The Ashes is everything to this England side - that much is apparent from their indifference towards all other contests - and with a World Cup coming up in four months' time as well, even the most wavering professional would surely be expected to rouse their interest for one big final push. Not Trescothick though. He turns 31 on Christmas Day, and with a young daughter, Ellie Louise, to think about as he sits alone in his hotel-room, he seems to have switched off what little interest he still retained in the international game. Why was he allowed to tour in the first place? The questions are sure to be asked of the ECB, even as they prepare their latest smokescreen.
This case brings to mind the struggles that Graham Thorpe went through in a near-identical scenario four years ago. Like Trescothick, Thorpe's woes began in India, when he flew home ahead of the second Test in a bid to salvage his crumbling marriage, and continued through a dire English summer that reached its nadir in a desperate performance against India at Lord's. After retiring from one-dayers and opting out of the rest of the series, Thorpe initially declared himself available for the Ashes, but then back-tracked before the plane had even lifted off.
Thorpe, like Trescothick, had been one of England's most committed tourists until the moment he snapped, and made ten consecutive tours for the Test and A team before opting out of the South Africa series in 1999-2000. He is now a coach at New South Wales and understands better than anyone the difficulties that cricketers face in the modern game. "The moment you say I am struggling to concentrate because of 'X', the way the media is you are going to throw more pressure on yourself," he said last week. "[Trescothick] has to be able to deal with it."
But he hasn't dealt with it. Who knows what was being murmured from the slip cordon during those two brief innings at Canberra and Sydney? What abuse was being hurled from the stands, along with the racial slurs that have (so far) been shrugged off by Monty Panesar. Whatever he's encountered in the warm-ups, you can bet that worse would have followed once Shane Warne and Glenn McGrath got stuck in at Brisbane. That is not to criticise Australia's attitude to the game, incidentally. Test cricket is a test of mental technique as much as physical, and Trescothick's undoubted successes at the highest level - nearly 6000 runs including 14 hundreds - are proof that his mindset has held together better and longer than most.

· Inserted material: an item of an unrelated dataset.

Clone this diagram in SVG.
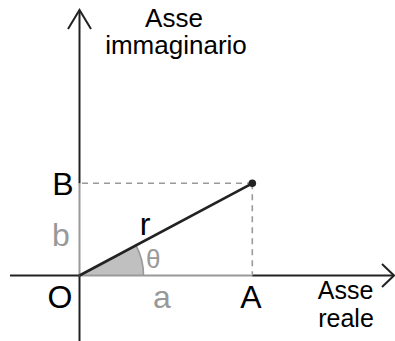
<svg xmlns="http://www.w3.org/2000/svg" width="395" height="341" viewBox="0 0 395 341">
  <style>
    .lbl { font-family: "Liberation Sans", Arial, sans-serif; fill: #000; }
    .big { font-size: 32px; text-anchor: middle; }
    .ax { font-size: 26px; text-anchor: middle; }
    .axs { font-size: 25px; text-anchor: middle; }
    .gray { fill: #999; }
    .axis { stroke: #222; stroke-width: 2; fill: none; }
    .gseg { stroke: #999; stroke-width: 2; fill: none; }
    .dash { stroke: #999; stroke-width: 1.6; stroke-dasharray: 6 5; fill: none; }
  </style>
  <rect width="395" height="341" fill="#fff"/>
  <g id="angle">
    <path d="M79.5,275.5 L143.5,275.5 A64,64 0 0 0 136,245.4 Z" fill="#c0c0c0" stroke="none"/>
    <path d="M143.5,275.5 A64,64 0 0 0 136,245.4" fill="none" stroke="#999" stroke-width="1.6"/>
  </g>
  <g id="connectors">
    <line class="axis" x1="79.5" y1="341" x2="79.5" y2="275.5"/>
    <line class="gseg" x1="79.5" y1="275.5" x2="79.5" y2="183.3"/>
    <line class="axis" x1="79.5" y1="183.3" x2="79.5" y2="11"/>
    <polyline class="axis" points="68,29 79.5,10 91,29" stroke-width="1.6"/>
    <line class="axis" x1="10" y1="275.5" x2="79.5" y2="275.5"/>
    <line class="gseg" x1="79.5" y1="275.5" x2="252.3" y2="275.5"/>
    <line class="axis" x1="252.3" y1="275.5" x2="393" y2="275.5"/>
    <polyline class="axis" points="382,264 394,275.5 382,287" stroke-width="1.6"/>
    <line class="dash" x1="82" y1="183.3" x2="252.3" y2="183.3"/>
    <line class="dash" x1="252.3" y1="183.3" x2="252.3" y2="274"/>
    <line x1="79.5" y1="275.5" x2="252.3" y2="183.3" stroke="#222" stroke-width="2.6"/>
  </g>
  <g id="P">
    <circle cx="252.3" cy="183.3" r="3.8" fill="#222"/>
  </g>
  <g id="labels">
    <text class="lbl ax" x="174" y="27">Asse</text>
    <text class="lbl ax" x="176" y="54">immaginario</text>
    <text class="lbl axs" x="345.5" y="299">Asse</text>
    <text class="lbl axs" x="346" y="327">reale</text>
    <text class="lbl big" x="63" y="194.5">B</text>
    <text class="lbl big gray" x="61" y="246">b</text>
    <text class="lbl big" x="60" y="308">O</text>
    <text class="lbl big gray" x="162" y="308">a</text>
    <text class="lbl big" x="251" y="308">A</text>
    <text class="lbl big" x="145" y="235">r</text>
    <text class="lbl gray" x="146" y="268" font-size="26">θ</text>
  </g>
</svg>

But when your mental game becomes so fragile - whether you've lost your nerve against the pacemen or lost your appetite for the battle - there's no amount of net practice or gym work that can get you back to match fitness. England's short-term loss may yet be to their long-term advantage - as perhaps it was when the veteran Thorpe was himself jettisoned in favour of younger, hungrier campaigners at the start of the 2005 Ashes. But if, as is widely being assumed, Trescothick has played his final role on an England tour, what a sad way for a fine career to peter out.